A statement on Sundaysigned by the chairs of six Commons select committees raises concerns that the government is overlooking the domestic agenda as Brexit dominates everything. On Friday it was revealed that a new 10-year plan for the NHS and a long-awaited green paper on social care were being delayed.

Government insiders say everything but Brexit is being “wiped from the grid”. In their statement, the select committee chairs say that “long-drawn-out arguments over Brexit and delays in reaching an agreement on our future relationship with the EU are having a serious detrimental effect on the conduct of wider domestic policy”.

They say that “MPs of all parties and ministers should be addressing the most urgent challenges facing our country: safeguarding our NHS, improving social care for the elderly; stepping up the fight against crime and knife crime; sorting out our benefits system; improving our public transport; and safeguarding the environment for future generations”.

More and more MPs want May to bring her deal to parliament before Christmas rather than delay doing so until the new year.
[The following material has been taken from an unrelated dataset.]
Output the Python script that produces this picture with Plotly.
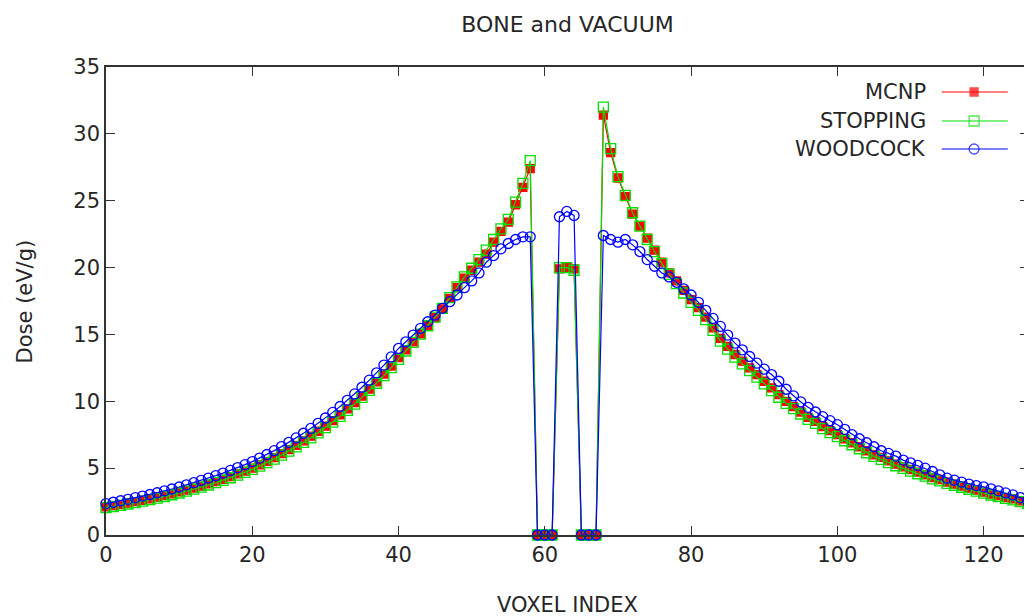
import plotly.graph_objects as go

voxel = list(range(128))

mcnp = [
    2.10, 2.19, 2.28, 2.38, 2.49, 2.60, 2.71, 2.83, 2.95, 3.08,
    3.22, 3.36, 3.51, 3.66, 3.82, 3.99, 4.17, 4.36, 4.57, 4.78,
    5.00, 5.25, 5.51, 5.79, 6.08, 6.38, 6.70, 7.04, 7.39, 7.76,
    8.14, 8.55, 8.98, 9.43, 9.90, 10.39, 10.91, 11.46, 12.03, 12.63,
    13.27, 13.85, 14.45, 15.05, 15.65, 16.25, 16.90, 17.70, 18.50, 19.20,
    19.80, 20.40, 21.00, 21.90, 22.70, 23.40, 24.70, 26.00, 27.40,
    0.0, 0.0, 0.0,
    19.90, 20.00, 19.90,
    0.0, 0.0, 0.0,
    31.40, 28.60, 26.70, 25.30, 24.00, 23.10, 22.20, 21.30, 20.40, 19.60,
    19.00, 18.30, 17.60, 17.00, 16.30, 15.50, 14.70, 14.10, 13.50, 13.00,
    12.50, 12.00, 11.50, 11.00, 10.50, 10.00, 9.60, 9.20, 8.80, 8.50,
    8.10, 7.80, 7.50, 7.20, 6.90, 6.60, 6.30, 6.00, 5.80, 5.55,
    5.30, 5.10, 4.90, 4.70, 4.50, 4.30, 4.15, 3.95, 3.80, 3.65,
    3.50, 3.35, 3.20, 3.05, 2.95, 2.80, 2.70, 2.55, 2.40, 2.30,
]

stopping = [
    2.05, 2.13, 2.22, 2.32, 2.42, 2.53, 2.64, 2.76, 2.88, 3.01,
    3.14, 3.28, 3.43, 3.58, 3.74, 3.91, 4.09, 4.28, 4.48, 4.69,
    4.91, 5.15, 5.41, 5.68, 5.97, 6.27, 6.59, 6.92, 7.27, 7.64,
    8.03, 8.44, 8.87, 9.32, 9.79, 10.29, 10.81, 11.35, 11.92, 12.52,
    13.14, 13.76, 14.40, 15.02, 15.65, 16.30, 16.95, 17.75, 18.55, 19.30,
    19.95, 20.60, 21.30, 22.10, 22.90, 23.60, 24.90, 26.30, 28.00,
    0.0, 0.0, 0.0,
    20.00, 20.00, 19.80,
    0.0, 0.0, 0.0,
    32.00, 28.90, 26.80, 25.40, 24.10, 23.10, 22.10, 21.20, 20.30, 19.50,
    18.80, 18.10, 17.40, 16.80, 16.10, 15.30, 14.50, 13.90, 13.30, 12.80,
    12.30, 11.80, 11.30, 10.80, 10.30, 9.85, 9.45, 9.05, 8.65, 8.35,
    7.95, 7.65, 7.35, 7.05, 6.75, 6.45, 6.15, 5.88, 5.65, 5.42,
    5.18, 4.98, 4.78, 4.58, 4.40, 4.20, 4.05, 3.86, 3.72, 3.57,
    3.42, 3.28, 3.13, 2.99, 2.88, 2.74, 2.63, 2.49, 2.35, 2.25,
]

woodcock = [
    2.35, 2.45, 2.56, 2.67, 2.79, 2.91, 3.03, 3.16, 3.30, 3.44,
    3.59, 3.75, 3.91, 4.08, 4.26, 4.44, 4.63, 4.83, 5.04, 5.26,
    5.49, 5.75, 6.02, 6.31, 6.61, 6.93, 7.26, 7.61, 7.97, 8.35,
    8.75, 9.17, 9.61, 10.07, 10.55, 11.05, 11.58, 12.13, 12.71, 13.32,
    13.95, 14.45, 14.95, 15.45, 15.95, 16.45, 16.95, 17.45, 17.95, 18.50,
    19.00, 19.60, 20.40, 20.90, 21.40, 21.80, 22.10, 22.30, 22.30,
    0.0, 0.0, 0.0,
    23.80, 24.20, 23.90,
    0.0, 0.0, 0.0,
    22.40, 22.10, 21.90, 22.10, 21.70, 21.20, 20.60, 20.10, 19.60, 19.30,
    18.90, 18.40, 17.95, 17.40, 16.80, 16.20, 15.60, 14.95, 14.35, 13.85,
    13.35, 12.85, 12.40, 12.00, 11.50, 10.90, 10.40, 9.95, 9.55, 9.20,
    8.85, 8.55, 8.25, 7.90, 7.50, 7.20, 6.90, 6.60, 6.30, 6.10,
    5.90, 5.60, 5.40, 5.20, 5.00, 4.75, 4.50, 4.25, 4.10, 3.95,
    3.80, 3.70, 3.60, 3.45, 3.30, 3.15, 3.00, 2.80, 2.55, 2.45,
]

series_names = ["MCNP", "STOPPING", "WOODCOCK"]
series_values = [mcnp, stopping, woodcock]
x_ticks = [0, 20, 40, 60, 80, 100, 120]
y_ticks = [0, 5, 10, 15, 20, 25, 30, 35]

styles = [
    dict(color="#ff0000", symbol="square", size=8),
    dict(color="#00e000", symbol="square-open", size=10),
    dict(color="#0000ff", symbol="circle-open", size=10),
]

FONT = "DejaVu Sans"
TXT = "#262626"
AX = "#333333"
FS = 21

fig = go.Figure()
for name, vals, st in zip(series_names, series_values, styles):
    fig.add_trace(go.Scatter(
        x=voxel, y=vals, name=name, mode="lines+markers",
        line=dict(color=st["color"], width=1.2),
        marker=dict(symbol=st["symbol"], size=st["size"], color=st["color"],
                    line=dict(color=st["color"], width=1.3)),
        cliponaxis=False, showlegend=False,
    ))

# custom gnuplot-style legend (text on the left, sample on the right)
leg_y = [0.9466, 0.8846, 0.8248]
for name, st, yy in zip(series_names, styles, leg_y):
    fig.add_trace(go.Scatter(
        x=[0.9055, 0.9405, 0.977], y=[yy, yy, yy], xaxis="x2", yaxis="y2",
        mode="lines+markers",
        line=dict(color=st["color"], width=1.2),
        marker=dict(symbol=st["symbol"], size=[0, st["size"], 0], color=st["color"],
                    line=dict(color=st["color"], width=1.3)),
        showlegend=False, hoverinfo="skip", cliponaxis=False,
    ))
    fig.add_annotation(x=0.891, y=yy, xref="paper", yref="paper", text=name,
                       showarrow=False, xanchor="right", yanchor="middle",
                       font=dict(family=FONT, size=FS, color=TXT))

fig.add_annotation(x=0.5, y=-0.1496, xref="paper", yref="paper", text="VOXEL INDEX",
                   showarrow=False, xanchor="center", yanchor="middle",
                   font=dict(family=FONT, size=FS, color=TXT))
fig.add_annotation(x=-0.0873, y=0.5, xref="paper", yref="paper", text="Dose (eV/g)",
                   showarrow=False, xanchor="center", yanchor="middle", textangle=-90,
                   font=dict(family=FONT, size=FS, color=TXT))

# the page body has a small margin: shrink the figure so the plot box lands
# where the reference puts it
fig.update_layout(
    width=1024, height=608,
    margin=dict(l=98, r=1, t=59, b=81),
    paper_bgcolor="white", plot_bgcolor="white",
    title=dict(text="BONE and VACUUM", x=0.5, xref="paper", xanchor="center",
               y=1 - 16 / 608, yref="container", yanchor="middle",
               font=dict(family=FONT, size=22, color=TXT)),
    font=dict(family=FONT, size=FS, color=TXT),
    xaxis=dict(range=[0, 126.2], tickvals=x_ticks, ticks="inside", ticklen=9,
               tickwidth=1.2, tickcolor=AX, showline=True, linecolor=AX, linewidth=1.5,
               mirror="ticks", showgrid=False, zeroline=False,
               tickfont=dict(family=FONT, size=FS, color=TXT)),
    yaxis=dict(range=[0, 35], tickvals=y_ticks, ticks="inside", ticklen=9,
               tickwidth=1.2, tickcolor=AX, showline=True, linecolor=AX, linewidth=1.5,
               mirror="ticks", showgrid=False, zeroline=False,
               tickfont=dict(family=FONT, size=FS, color=TXT)),
    xaxis2=dict(overlaying="x", range=[0, 1], visible=False, fixedrange=True),
    yaxis2=dict(overlaying="y", range=[0, 1], visible=False, fixedrange=True),
)

fig.write_html("out.html")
Labour is urging her to hold the vote before parliament goes into recess this week.

Ahead of a cabinet meeting on Tuesday, desperate efforts are being made to find a way out of the impasse, despite a growing pessimism at the top of the Tory party. Another ex-minister said: “The problem now is that May has been sent by her MPs who don’t like her Brexit deal back to Brussels to get concessions, but Brussels has sent her back here, saying it has little to offer and that her MPs are the problem. It is not easy to see how we break out of this.”

The cabinet has divided into camps, with one group, including work and pensions secretary Amber Rudd and Cabinet Office minister David Lidington, believing a second referendum may now be the only way for May to deliver her deal.

Another group on the pro-Brexit wing includes chief Treasury secretary Liz Truss and the leader of the Commons, Andrea Leadsom, who are more willing to entertain a no-deal outcome and strongly oppose a second referendum. Meanwhile Gove and the home secretary, Sajid Javid, are keen to finesse some form of soft Brexit, perhaps not dissimilar to a Norway-style agreement, that would prevent a no-deal.

With so many different theories, work is also being done on how to break the parliamentary deadlock. One plan is to allow MPs to vote on a series of Brexit options, in an attempt to find where compromise could lie.

This idea has been floated by Damian Hinds, the education secretary, and Karen Bradley, the Northern Ireland secretary. The prime minister is said not to have warmed to the suggestion, believing it would lead to “game-playing in parliament”. Over the past fortnight, May has turned to former chief whip Gavin Williamson, now the defence secretary, in the hope that he can help find a way to bring the 10 Democratic Unionist party MPs who prop up May’s government back on board.

Insiders believe that if Williamson, as the architect of the confidence and supply agreement with the DUP, can win them over, these MPs will bring a huge number of Tory MPs back with them. Other ministers, however, cannot see the DUP cooperating. “They want legal guarantees – and it is clear that Brussels will not offer them,” said one.

With Labour and the entire country split too, what is going on in Westminster is feeding a sense of national unease and crisis. So much so that Church of England bishops are this weekend praying for “national unity and courage, integrity and clarity for our politicians” amid the turmoil. May, who will be in church herself on Sunday, will welcome any help she can get.